Research in support of influential cognitive models of social anxiety (Clark and Wells, 1995 and Rapee and Heimberg, 1997) has shown that socially anxious and phobic individuals possess excessively negative representations of self that are characterized by significant underestimations of social performance abilities (e.g. Ashbaugh et al., 2005, Moscovitch and Hofmann, 2007, Norton and Hope, 2001 and Rapee and Lim, 1992). Negative self-perception is considered by cognitive theorists to be the lens through which socially anxious individuals process information during social threat (e.g., Hirsch & Clark, 2004) and, therefore, the driving force behind the persistent, and often debilitating, somatic and behavioral symptoms that are characteristic of social anxiety.
Of paramount interest to those engaged in improving therapeutic interventions for social anxiety is the question of how best to facilitate the modification of self-representations so that they contain more accurate and positive self-relevant information (e.g., Brewin, 2006 and Moscovitch, 2009). Theory and research on the behavioral principles of extinction learning suggest that changes in mental representations of self occur when individuals are presented with corrective information that is incompatible with their current self-schemas (Foa and Kozak, 1986 and Foa and McNally, 1996; see Moscovitch, Antony, & Swinson, 2009 for a review). Presumably, once corrective information is encoded and processed, new and more accurate self-representations are consolidated into memory, which then compete with prior representations for activation in subsequent situations (Bouton, 2002 and Brewin, 2006).
A growing body of research has begun to investigate whether an efficacious method for improving self-perception in individuals with social anxiety disorder (SAD) is to confront them directly with images of their own performance via video feedback (VF). Now widely integrated into contemporary cognitive-behavioral therapy (CBT) protocols for SAD (e.g., Clark et al., 2003 and Hofmann and Scepkowski, 2006), VF involves providing individuals with video playback of their social performance following their participation in a social task, such as a public speech or a one-on-one conversation. It is hoped that the experience of viewing video recordings of their own social performances will enable socially anxious individuals to correct underestimations of their social abilities, which in turn, will lead to reduced symptoms of anxiety in anticipation of future social events (Harvey et al., 2000, Rapee and Hayman, 1996, Rodebaugh, 2004a and Rodebaugh, 2004b).
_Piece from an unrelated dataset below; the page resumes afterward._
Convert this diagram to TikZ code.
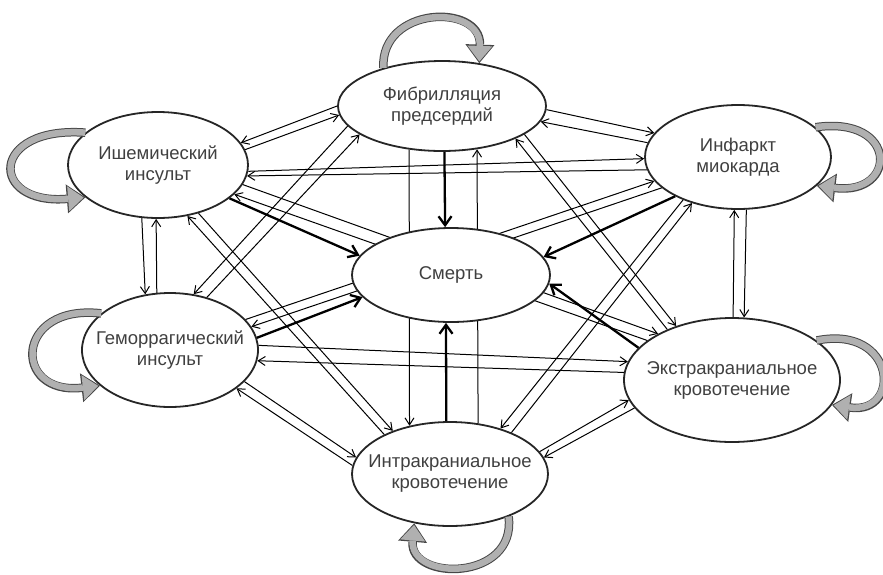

When used in the context of some CBT protocols for SAD, VF is both preceded and followed by cognitive exercises designed to help patients glean new self insights. For example, therapeutic protocols based on Clark and Wells’ (1995) cognitive model of SAD (Clark et al., 2003 and Mortberg et al., 2007) include both a pre-VF cognitive preparation phase (based on Harvey et al.’s (2000) experimental procedure) and a post-VF review or discussion. During the preparation phase, patients are asked to predict in detail how they will appear in the video, such that they may be more likely to notice upon watching the video the discrepancies between how they predicted they would appear and how they actually appeared. Patients are also prepared beforehand on how to watch the video through the eyes of an “objective observer.” During the post-VF review, patients spend considerable time discussing the accuracy of their own self-views with the therapist.
In the majority of experimental studies in the literature on VF in social anxiety, however, the post-VF review phase is conspicuously absent. As summarized in Table 1, experimental research on social anxiety and VF has typically examined the efficacy of VF on its own (i.e., with neither a pre-VF preparation phase nor a post-VF review phase; Rapee and Hayman, 1996 and Rodebaugh and Chambless, 2002), or with the addition of a pre-VF cognitive preparation phase only (Harvey et al., 2000, Kim et al., 2002, Rodebaugh, 2004a, Rodebaugh, 2004b and Smits et al., 2006). These studies have found that, a) VF was efficacious in improving self-perception (e.g. Harvey et al., 2000, Rodebaugh, 2004a and Rodebaugh, 2004b) and b) VF with cognitive preparation led to changes in self-perception that generalized to a second speech situation (Kim et al., 2002). However neither VF alone nor VF with cognitive preparation succeeded in facilitating significant reductions in social anxiety symptoms above and beyond exposure alone (Rapee and Hayman, 1996, Rodebaugh, 2004a, Rodebaugh, 2004b and Smits et al., 2006).